The prospect of anti-DAF antibodies cross-linking DAF in vivo is unlikely. More probable is the ability of DAF-ligand interactions to cross-link DAF, thus altering DAF structure and/or distribution and, thereby, cell susceptibility to enterovirus infection. Potential cellular DAF cross-linking candidates are CD97, identified as a cellular ligand for DAF (20) and ICAM-1, recently shown to share a spatial association with DAF (40). It can also be postulated that the binding of many enteric pathogens to DAF may have a direct regulatory effect on DAF function. For example, the binding of Escherichia coli-bearing adhesins of the Dr family to DAF SCR3 (29) may cross-link DAF to a level comparable to that induced by anti-DAF MAbs.
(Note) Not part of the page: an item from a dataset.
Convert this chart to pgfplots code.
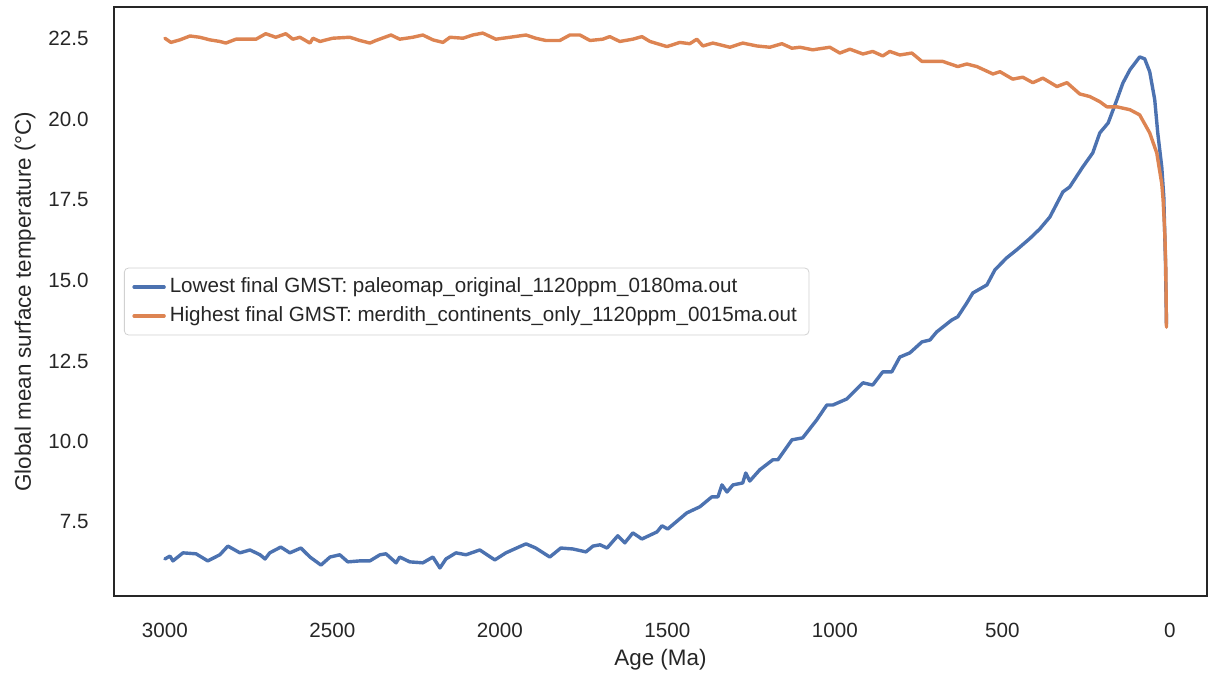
\documentclass[border=0pt]{standalone}
\usepackage{fontspec}
\setmainfont{Liberation Sans}
\usepackage{pgfplots}
\pgfplotsset{compat=1.18}
\definecolor{sbblue}{RGB}{76,114,176}
\definecolor{sborange}{RGB}{221,132,82}
\definecolor{sbdark}{RGB}{38,38,38}
\begin{document}
\begin{tikzpicture}
\path[use as bounding box] (0,0) rectangle (605pt,337pt);
\begin{axis}[
  at={(57pt,39pt)}, anchor=south west,
  scale only axis, width=546.5pt, height=294.5pt,
  x dir=reverse, xmin=-111, xmax=3152, ymin=5.20, ymax=23.49,
  xtick={0,500,1000,1500,2000,2500,3000},
  ytick={7.5,10,12.5,15,17.5,20,22.5},
  major tick length=0pt,
  scaled x ticks=false, scaled y ticks=false,
  axis line style={sbdark, line width=1.3pt},
  /pgf/number format/assume math mode=true,
  xticklabel style={font=\fontsize{10.3}{12}\selectfont, text=sbdark, anchor=center, yshift=-17pt, /pgf/number format/1000 sep={}},
  yticklabel style={font=\fontsize{10.3}{12}\selectfont, text=sbdark, anchor=east, inner sep=0pt, xshift=-12.5pt, /pgf/number format/.cd, fixed, fixed zerofill, precision=1},
  every axis x label/.style={at={(axis description cs:0.5,0)}, anchor=center, yshift=-32pt, font=\fontsize{11.2}{13}\selectfont, text=sbdark},
  every axis y label/.style={at={(axis description cs:-0.0814,0.5)}, anchor=center, rotate=90, font=\fontsize{11.2}{13}\selectfont, text=sbdark},
  xlabel={Age (Ma)},
  ylabel={Global mean surface temperature (°C)},
  legend cell align=left,
  legend style={at={(axis description cs:0,0.5)}, anchor=west, xshift=5pt, draw=black!18, rounded corners=2pt, fill=white, font=\fontsize{10.3}{12}\selectfont, text=sbdark, inner xsep=4pt, inner ysep=3pt, row sep=1.5pt},
  legend image code/.code={\draw[#1] (0pt,0pt) -- (15pt,0pt);},
]
\addplot[sbblue, line width=1.7pt, line join=round, line cap=round] coordinates {
(3000,6.35) (2985,6.44) (2976,6.29) (2946,6.54) (2907,6.51) (2872,6.29) (2836,6.48) (2812,6.75) (2776,6.54) (2746,6.63) (2716,6.48) (2701,6.35) (2687,6.54) (2654,6.72) (2627,6.54) (2594,6.69) (2567,6.41) (2534,6.16) (2507,6.41) (2478,6.48) (2454,6.26) (2418,6.29) (2388,6.29) (2358,6.48) (2340,6.51) (2310,6.23) (2299,6.41) (2269,6.26) (2230,6.23) (2200,6.41) (2179,6.07) (2161,6.35) (2131,6.54) (2101,6.48) (2060,6.63) (2015,6.32) (1982,6.54) (1922,6.82) (1893,6.69) (1851,6.41) (1818,6.69) (1782,6.66) (1743,6.57) (1722,6.75) (1701,6.79) (1680,6.69) (1648,7.07) (1627,6.85) (1603,7.16) (1576,6.97) (1531,7.19) (1516,7.38) (1499,7.28) (1442,7.78) (1403,7.97) (1367,8.28) (1349,8.28) (1337,8.65) (1322,8.43) (1304,8.65) (1275,8.71) (1266,9.02) (1254,8.77) (1224,9.12) (1185,9.43) (1170,9.43) (1128,10.05) (1096,10.11) (1054,10.67) (1024,11.13) (1006,11.13) (964,11.32) (916,11.82) (887,11.75) (857,12.16) (830,12.16) (806,12.62) (776,12.75) (740,13.09) (716,13.15) (696,13.40) (651,13.77) (633,13.87) (606,14.30) (588,14.61) (546,14.86) (522,15.33) (487,15.70) (457,15.95) (418,16.30) (388,16.60) (358,16.97) (319,17.75) (299,17.90) (260,18.52) (230,18.96) (209,19.58) (184,19.89) (158,20.61) (140,21.13) (119,21.54) (90,21.94) (75,21.88) (60,21.48) (45,20.61) (36,19.58) (24,18.52) (18,17.6) (13,15.6) (10,13.65)
};
\addlegendentry{Lowest final GMST: paleomap\_original\_1120ppm\_0180ma.out}
\addplot[sborange, line width=1.7pt, line join=round, line cap=round] coordinates {
(3000,22.52) (2982,22.39) (2955,22.47) (2925,22.59) (2896,22.55) (2866,22.47) (2836,22.42) (2818,22.37) (2788,22.49) (2728,22.49) (2699,22.66) (2669,22.55) (2639,22.66) (2618,22.49) (2597,22.55) (2567,22.37) (2558,22.52) (2537,22.42) (2499,22.52) (2448,22.55) (2418,22.45) (2388,22.37) (2370,22.45) (2325,22.62) (2299,22.49) (2260,22.55) (2230,22.62) (2200,22.47) (2170,22.39) (2149,22.55) (2110,22.52) (2081,22.62) (2051,22.68) (2012,22.49) (1970,22.55) (1922,22.62) (1893,22.52) (1863,22.45) (1821,22.45) (1791,22.62) (1761,22.62) (1731,22.45) (1693,22.49) (1672,22.57) (1642,22.42) (1603,22.49) (1576,22.57) (1552,22.42) (1501,22.26) (1463,22.39) (1433,22.35) (1412,22.49) (1394,22.28) (1364,22.37) (1313,22.24) (1275,22.37) (1233,22.28) (1194,22.24) (1158,22.35) (1128,22.21) (1104,22.24) (1066,22.16) (1015,22.24) (985,22.06) (955,22.18) (916,22.03) (887,22.11) (857,21.97) (836,22.11) (806,22.00) (770,22.06) (740,21.80) (707,21.80) (678,21.80) (633,21.64) (606,21.72) (576,21.64) (528,21.41) (507,21.48) (469,21.25) (439,21.31) (409,21.14) (379,21.28) (337,21.02) (307,21.14) (269,20.79) (239,20.71) (209,20.55) (188,20.39) (158,20.39) (119,20.30) (90,20.14) (60,19.58) (39,18.96) (24,18.00) (20,17.5) (15,16.47) (12,15.42) (10,13.55)
};
\addlegendentry{Highest final GMST: merdith\_continents\_only\_1120ppm\_0015ma.out}
\end{axis}
\end{tikzpicture}
\end{document}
Clearly, the primary requirement for viral cell entry is receptor binding, which enables the virus to attach to the cell without being swept away by bodily fluid flow. Previously, this has been assumed to be a function of the specific viral receptor. However, recent work has shown that several enteroviruses bind to the ubiquitously expressed DAF molecule, yet many have quite distinct tissue tropism. This latter feature may be attributable to the use of discrete secondary functional receptors which are essential for entry or replication. For example, CAV21 and coxsackievirus B3 bind to DAF but require interaction with ICAM-1 and the coxsackievirus-adenovirus receptor, respectively, to mediate cell infection (7, 40, 41, 45). By analogy with leukocyte extravasation across endothelial cell barriers (25), we have suggested that the function of the primary DAF receptor is that of a low-affinity sequestration receptor, able to slow down viral motion and facilitate the virus’ encounter with a specific functional receptor (40, 41). While this notion has yet to be tested experimentally, the present results indicate that in some circumstances DAF binding can facilitate viral cell entry and, therefore, this receptor molecule may have functions additional to passive sequestration.
Acknowledgments
The author thanks Andrew Boyd (anti-ICAM-1), Philip Minor (anti-PVR), and Taroh Kinoshita (anti-DAF) for the generous gifts of the MAbs used in this study; Margery Kennett and Kerri Anne Brussen for the stock CAV21 preparation and for many helpful discussions; Gordon Burns for critical review of the manuscript; and Rebecca Ingham and Craig Koina for excellent technical assistance.
This research was supported by a project grant from the National Health and Medical Research Council of Australia.